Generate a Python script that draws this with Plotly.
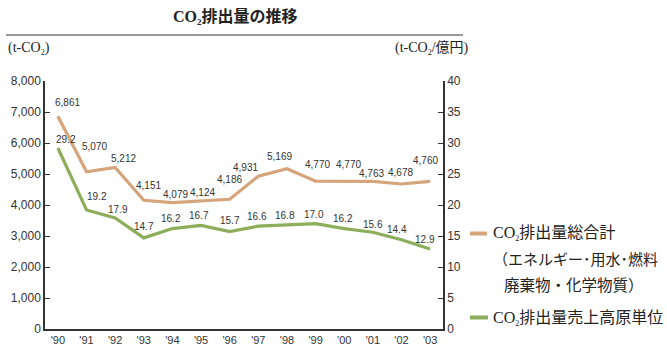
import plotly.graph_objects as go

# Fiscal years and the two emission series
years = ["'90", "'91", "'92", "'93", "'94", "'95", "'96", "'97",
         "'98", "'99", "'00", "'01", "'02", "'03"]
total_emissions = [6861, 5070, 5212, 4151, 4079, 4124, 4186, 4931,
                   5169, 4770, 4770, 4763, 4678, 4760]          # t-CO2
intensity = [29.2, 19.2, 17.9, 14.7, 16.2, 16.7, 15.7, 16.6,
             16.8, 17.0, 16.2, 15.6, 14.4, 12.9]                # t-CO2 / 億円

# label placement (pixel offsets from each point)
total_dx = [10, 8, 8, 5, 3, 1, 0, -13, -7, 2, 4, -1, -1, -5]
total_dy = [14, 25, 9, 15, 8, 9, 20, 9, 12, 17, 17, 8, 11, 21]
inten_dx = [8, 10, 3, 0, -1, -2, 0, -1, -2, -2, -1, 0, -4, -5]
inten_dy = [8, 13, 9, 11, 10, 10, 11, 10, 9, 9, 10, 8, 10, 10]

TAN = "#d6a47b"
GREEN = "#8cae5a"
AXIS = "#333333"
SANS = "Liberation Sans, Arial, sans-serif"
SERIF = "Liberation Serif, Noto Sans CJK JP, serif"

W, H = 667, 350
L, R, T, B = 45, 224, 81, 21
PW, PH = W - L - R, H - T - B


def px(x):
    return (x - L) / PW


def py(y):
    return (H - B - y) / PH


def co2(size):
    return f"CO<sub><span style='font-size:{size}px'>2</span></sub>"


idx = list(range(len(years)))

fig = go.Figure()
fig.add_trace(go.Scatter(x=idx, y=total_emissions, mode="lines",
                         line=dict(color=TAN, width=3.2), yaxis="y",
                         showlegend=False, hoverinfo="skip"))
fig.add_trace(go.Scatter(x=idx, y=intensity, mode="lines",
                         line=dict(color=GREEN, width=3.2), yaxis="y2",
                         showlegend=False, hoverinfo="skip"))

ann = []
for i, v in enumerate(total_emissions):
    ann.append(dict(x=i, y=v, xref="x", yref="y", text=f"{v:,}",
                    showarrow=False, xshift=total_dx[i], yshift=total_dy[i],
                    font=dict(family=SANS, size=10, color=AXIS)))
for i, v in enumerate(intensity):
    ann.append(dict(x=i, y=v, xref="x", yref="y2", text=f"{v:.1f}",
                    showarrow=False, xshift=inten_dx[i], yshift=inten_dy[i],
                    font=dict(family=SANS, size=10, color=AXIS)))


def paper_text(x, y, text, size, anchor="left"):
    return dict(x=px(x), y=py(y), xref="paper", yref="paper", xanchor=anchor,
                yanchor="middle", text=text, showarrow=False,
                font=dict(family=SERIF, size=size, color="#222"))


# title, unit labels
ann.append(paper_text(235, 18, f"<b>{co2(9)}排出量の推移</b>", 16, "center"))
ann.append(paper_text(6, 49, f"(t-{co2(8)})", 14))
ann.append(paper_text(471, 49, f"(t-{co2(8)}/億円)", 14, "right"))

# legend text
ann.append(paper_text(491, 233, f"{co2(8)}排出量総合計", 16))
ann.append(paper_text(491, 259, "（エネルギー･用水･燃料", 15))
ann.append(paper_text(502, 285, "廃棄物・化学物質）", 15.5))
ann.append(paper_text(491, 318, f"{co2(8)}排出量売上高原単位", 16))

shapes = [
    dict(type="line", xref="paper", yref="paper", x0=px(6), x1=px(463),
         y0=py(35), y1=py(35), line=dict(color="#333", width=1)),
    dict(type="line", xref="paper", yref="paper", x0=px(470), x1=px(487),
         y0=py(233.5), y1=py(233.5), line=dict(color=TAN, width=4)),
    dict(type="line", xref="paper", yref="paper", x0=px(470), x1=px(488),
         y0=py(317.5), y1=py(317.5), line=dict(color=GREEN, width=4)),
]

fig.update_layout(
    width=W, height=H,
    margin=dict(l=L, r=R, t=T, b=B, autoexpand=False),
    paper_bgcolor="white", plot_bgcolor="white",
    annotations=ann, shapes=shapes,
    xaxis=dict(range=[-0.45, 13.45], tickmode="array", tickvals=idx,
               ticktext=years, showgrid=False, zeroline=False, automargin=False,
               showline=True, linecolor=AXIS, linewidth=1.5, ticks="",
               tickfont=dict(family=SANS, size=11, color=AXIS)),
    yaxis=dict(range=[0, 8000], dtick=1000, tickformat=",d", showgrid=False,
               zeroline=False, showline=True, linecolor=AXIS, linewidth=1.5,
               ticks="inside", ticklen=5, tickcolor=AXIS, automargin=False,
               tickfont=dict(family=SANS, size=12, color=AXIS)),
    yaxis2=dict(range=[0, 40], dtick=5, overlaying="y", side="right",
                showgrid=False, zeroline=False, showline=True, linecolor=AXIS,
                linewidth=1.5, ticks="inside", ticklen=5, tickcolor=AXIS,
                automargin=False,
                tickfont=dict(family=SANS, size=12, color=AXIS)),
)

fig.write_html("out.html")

++++++

§ **The exercise**:
Without any pictures, reproduce the lines from the first one in the material through the line that has "idx = list(range(len(years)))", exactly as they appear.

§ **Finished answer**:
Generate a Python script that draws this with Plotly.
import plotly.graph_objects as go

# Fiscal years and the two emission series
years = ["'90", "'91", "'92", "'93", "'94", "'95", "'96", "'97",
         "'98", "'99", "'00", "'01", "'02", "'03"]
total_emissions = [6861, 5070, 5212, 4151, 4079, 4124, 4186, 4931,
                   5169, 4770, 4770, 4763, 4678, 4760]          # t-CO2
intensity = [29.2, 19.2, 17.9, 14.7, 16.2, 16.7, 15.7, 16.6,
             16.8, 17.0, 16.2, 15.6, 14.4, 12.9]                # t-CO2 / 億円

# label placement (pixel offsets from each point)
total_dx = [10, 8, 8, 5, 3, 1, 0, -13, -7, 2, 4, -1, -1, -5]
total_dy = [14, 25, 9, 15, 8, 9, 20, 9, 12, 17, 17, 8, 11, 21]
inten_dx = [8, 10, 3, 0, -1, -2, 0, -1, -2, -2, -1, 0, -4, -5]
inten_dy = [8, 13, 9, 11, 10, 10, 11, 10, 9, 9, 10, 8, 10, 10]

TAN = "#d6a47b"
GREEN = "#8cae5a"
AXIS = "#333333"
SANS = "Liberation Sans, Arial, sans-serif"
SERIF = "Liberation Serif, Noto Sans CJK JP, serif"

W, H = 667, 350
L, R, T, B = 45, 224, 81, 21
PW, PH = W - L - R, H - T - B


def px(x):
    return (x - L) / PW


def py(y):
    return (H - B - y) / PH


def co2(size):
    return f"CO<sub><span style='font-size:{size}px'>2</span></sub>"


idx = list(range(len(years)))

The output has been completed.